O ex-presidente Jair Bolsonaro (PL) disse ontem que frequenta embaixadas de outros países no Brasil para conversar com os embaixadores e que ainda mantém contato com chefes de Estado para repassar a situação política no País.
"Temos boas relações internacionais. Até hoje mantenho relação com alguns chefes de Estado pelo mundo, algo bastante saudável. Muitas vezes esses chefes de Estado ligam para mim para que eu possa prestar informações precisas sobre o que acontece no Brasil", disse Bolsonaro em um breve discurso durante evento do PL em São Paulo. "Frequento embaixadas também aqui por nosso Brasil, converso com os embaixadores. Não tenho o passaporte, está detido. Senão estaria com Tarcísio (de Freitas), juntamente com o Ronaldo Caiado, nessa viagem que ele fez a Israel, um país irmão e fantástico sob todos os aspectos", continuou.
Bolsonaro participou na capital paulista da filiação ao PL de Sonaira Fernandes - secretária estadual de Políticas para a Mulher - e de Rute Costa, vereadora em São Paulo.
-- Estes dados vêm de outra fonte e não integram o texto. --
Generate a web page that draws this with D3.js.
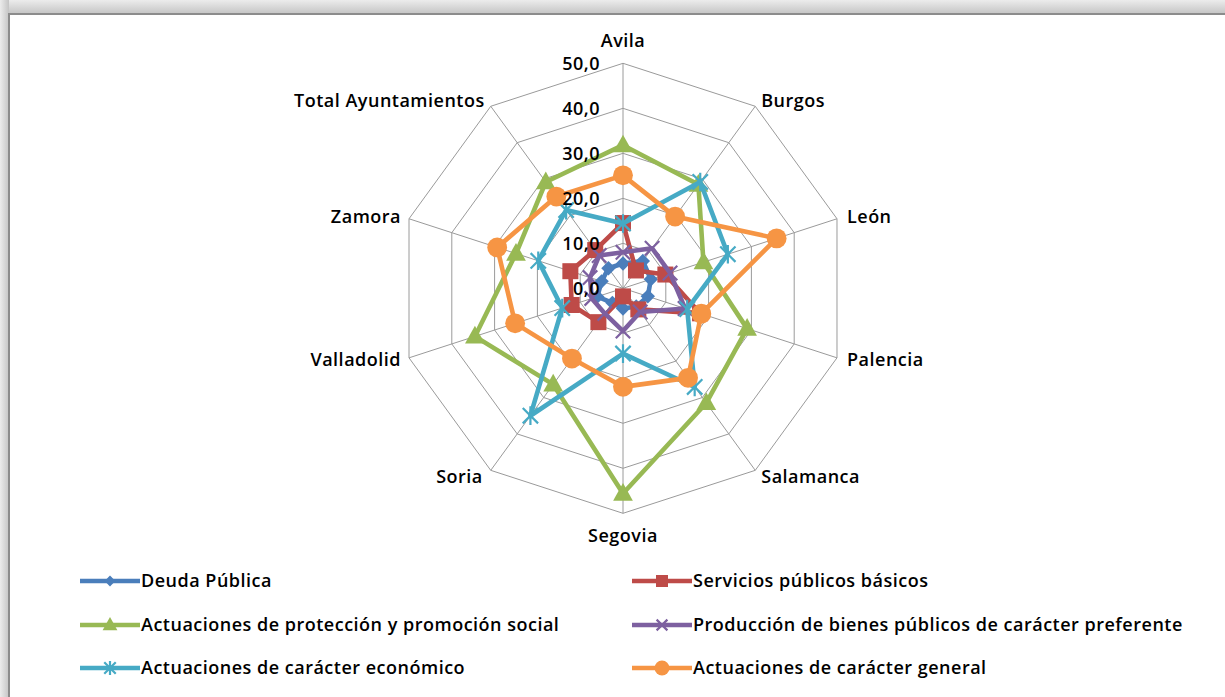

Elas estavam no Republicanos e no PSDB, respectivamente. Ambas são cotadas para serem candidatas a vice na chapa do prefeito Ricardo Nunes (MDB), que estava presente.
Itamaraty
O embaixador da Hungria, Miklós Halmai, foi convocado pelo Ministério das Relações Exteriores para prestar esclarecimentos sobre a hospedagem de dois dias oferecida ao ex-presidente Jair Bolsonaro (PL) durante o carnaval. Halmai conversou na tarde de ontem por cerca de 20 minutos com a secretária de Europa e América do Norte, embaixadora Maria Luísa Escorel.
O premiê da Hungria, Viktor Orbán, é um dos principais aliados de Bolsonaro no cenário internacional. O ex-presidente ficou na Embaixada da Hungria em Brasília entre os dias 12 e 14 de fevereiro, após ter sido obrigado a entregar seu passaporte.